SAN FRANCISCO (KPIX) — When you go all in in poker you’re betting you’ve got the best hand. Billy Beane won’t know until October if the river card is an Ace or a Joker.
The A’s traded for Jon Lester while the Tigers acquired David Price. It was an arms race that would make Nikita Khrushchev salivate. The nuclear weapons were never detonated. The Tigers and A’s will unleash their weapons of mass destruction this weekend.
There’s no point in dissecting statistics for Lester or Price. They’re among the best pitchers in baseball and both will bolster their respective rotations to create arguably the two best staffs in the major leagues.
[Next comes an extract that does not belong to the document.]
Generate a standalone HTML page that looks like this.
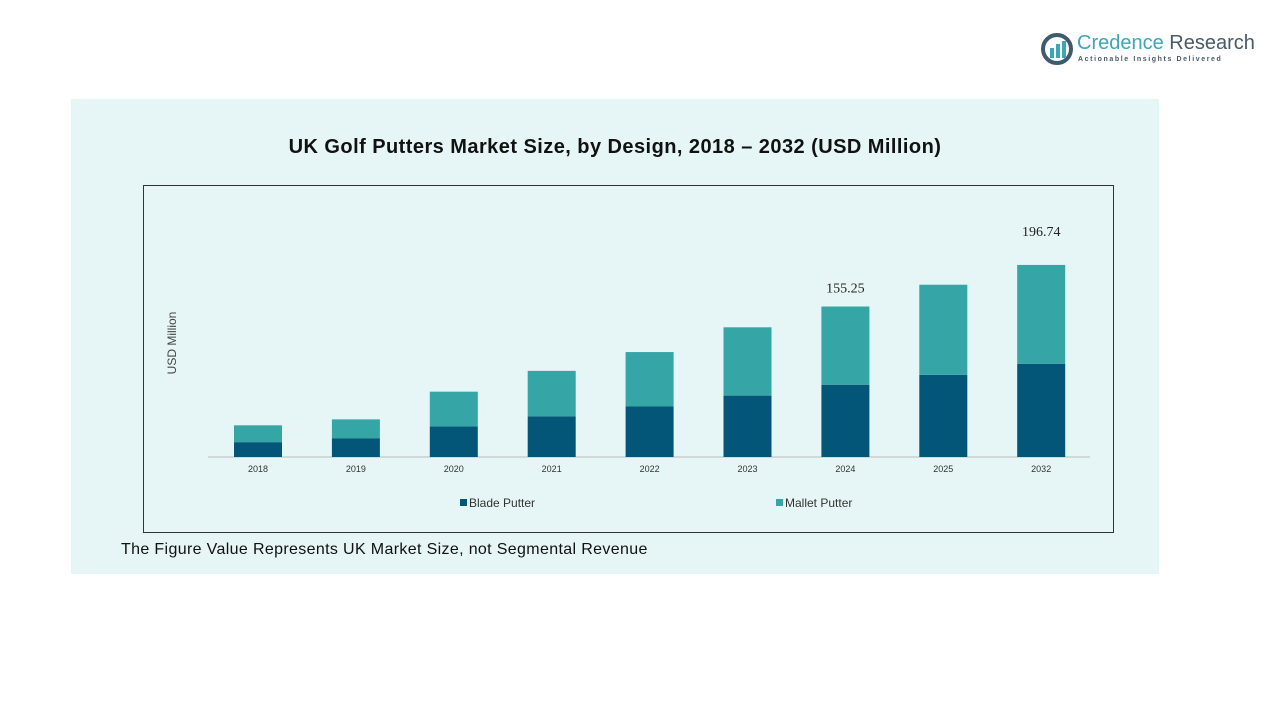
<!DOCTYPE html>
<html><head><meta charset="utf-8"><style>
body{margin:0;width:1280px;height:720px;background:#fff;position:relative;font-family:"Liberation Sans",sans-serif;overflow:hidden}
.abs{position:absolute}
</style></head><body>
<div class="abs" style="left:1040px;top:32px;width:215px;height:36px">
 <svg width="34" height="34" class="abs" style="left:0;top:0">
  <circle cx="17" cy="17" r="14" fill="none" stroke="#3e5a6e" stroke-width="4"/>
  <rect x="10" y="16" width="4" height="10" fill="#3aa6b9"/><rect x="16" y="12" width="4" height="14" fill="#3aa6b9"/><rect x="22" y="9" width="4" height="17" fill="#3aa6b9"/>
 </svg>
 <div class="abs" style="left:37px;top:0;font-size:20px;color:#3aa6b9;white-space:nowrap">Credence <span style="color:#4a5a66">Research</span></div>
 <div class="abs" style="left:38px;top:24px;font-size:7px;letter-spacing:1.6px;color:#4a5a66;font-weight:bold;white-space:nowrap">Actionable Insights Delivered</div>
</div>
<div class="abs" style="left:71px;top:99px;width:1088px;height:475px;background:#e6f5f5"></div>
<div class="abs" style="left:71px;top:136px;width:1088px;text-align:center;font-size:20px;letter-spacing:0.45px;font-weight:bold;color:#111">UK Golf Putters Market Size, by Design, 2018 – 2032 (USD Million)</div>
<div class="abs" style="left:143px;top:185px;width:971px;height:348px;border:1px solid #333;box-sizing:border-box"></div>
<div class="abs" style="left:122px;top:336px;width:100px;text-align:center;font-size:12px;color:#444;white-space:nowrap;transform:rotate(-90deg)">USD Million</div>
<svg class="abs" style="left:0;top:0" width="1280" height="720" id="chart"></svg>
<div class="abs" style="left:121px;top:541px;font-size:16px;letter-spacing:0.35px;color:#111">The Figure Value Represents UK Market Size, not Segmental Revenue</div>
<script>
const categories=["2018","2019","2020","2021","2022","2023","2024","2025","2032"];
const blade=[15,19,31,41,51,62,73,83,94];
const mallet=[17,19,35,46,55,69,79,91,100];
const labels=[null,null,null,null,null,null,"155.25",null,"196.74"];
const labelGap=[0,0,0,0,0,0,14,0,29];
const svg=document.getElementById('chart');
const NS="http://www.w3.org/2000/svg";
const base=457,k=0.99,x0=258,step=97.9,bw=48;
const yS=v=>v*k;
const xS=i=>x0+i*step;
function mk(t,a){const e=document.createElementNS(NS,t);for(const n in a)e.setAttribute(n,a[n]);svg.appendChild(e);return e;}
const ax=mk('line',{x1:208,x2:1090,y1:base,y2:base,stroke:'#bbb'});


categories.forEach((c,i)=>{
 const cx=xS(i),hb=yS(blade[i]),hm=yS(mallet[i]);
 const r1=mk('rect',{x:cx-bw/2,y:base-hb,width:bw,height:hb,fill:'#035677'});
 
 
 const r2=mk('rect',{x:cx-bw/2,y:base-hb-hm,width:bw,height:hm,fill:'#35a5a5'});
 
 
 const t=mk('text',{x:cx,y:base+15,'text-anchor':'middle','font-size':9,fill:'#333','font-family':'Liberation Sans'});
 t.textContent=c;
 
 
 if(labels[i]){const l=mk('text',{x:cx,y:base-hb-hm-labelGap[i],'text-anchor':'middle','font-size':14,fill:'#222','font-family':'Liberation Serif'});
 l.textContent=labels[i];
 
 }
});
[["Blade Putter","#035677",460],["Mallet Putter","#35a5a5",776]].forEach(([n,col,x])=>{
 const r=mk('rect',{x:x,y:499,width:7,height:7,fill:col});
 
 
 const t=mk('text',{x:x+9,y:507,'font-size':12,fill:'#333','font-family':'Liberation Sans'});
 t.textContent=n;
 
 
});
</script>
</body></html>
But how far each team goes will determine which made the best deal. For the A’s, they absolutely must get to the World Series. At season’s end, Lester is headed on the first L-train out of town. No way the A’s are throwing $140 million in his bank account.
Yoenis Cespedes is the big score for Boston. He’ll thrive in Beantown. He has 17 home runs, 67 RBI and a .256 batting average. They’re not sensational numbers but Cespedes had become the A’s box office draw. He was the one player you didn’t want to miss swing the bat. Must-see TV. He threw out a runner from the warning track to home plate. He could turn the lumber so quick the fans in the first row could feel the breeze.
But Beane knew Cespedes’ time in Oakland was limited. It was a big league coup to sign him in the first place. Without that coup, Lester never comes to Oakland, and the A’s would be facing a Tigers playoff team with a superior rotation. Beane must have thought he’d finally found a way to tame the Tigers.
Except that he didn’t. Tiger’s GM Dave Dombrowski was working the deal in the press box during the Tigers game prior to the deadline. He never admitted he was countering the A’s move, but the timing indicated he knew about Lester’s trade to Oakland. What I found most interesting in the trade of Austin Jackson and Drew Smyly is that the Giants offered more in their effort to get Price over a week ago.
There is no doubt the A’s and Tigers acquired a pair of aces. Each paid the price with an outfielder. So who really won here? That card won’t be played until the fall. Classic.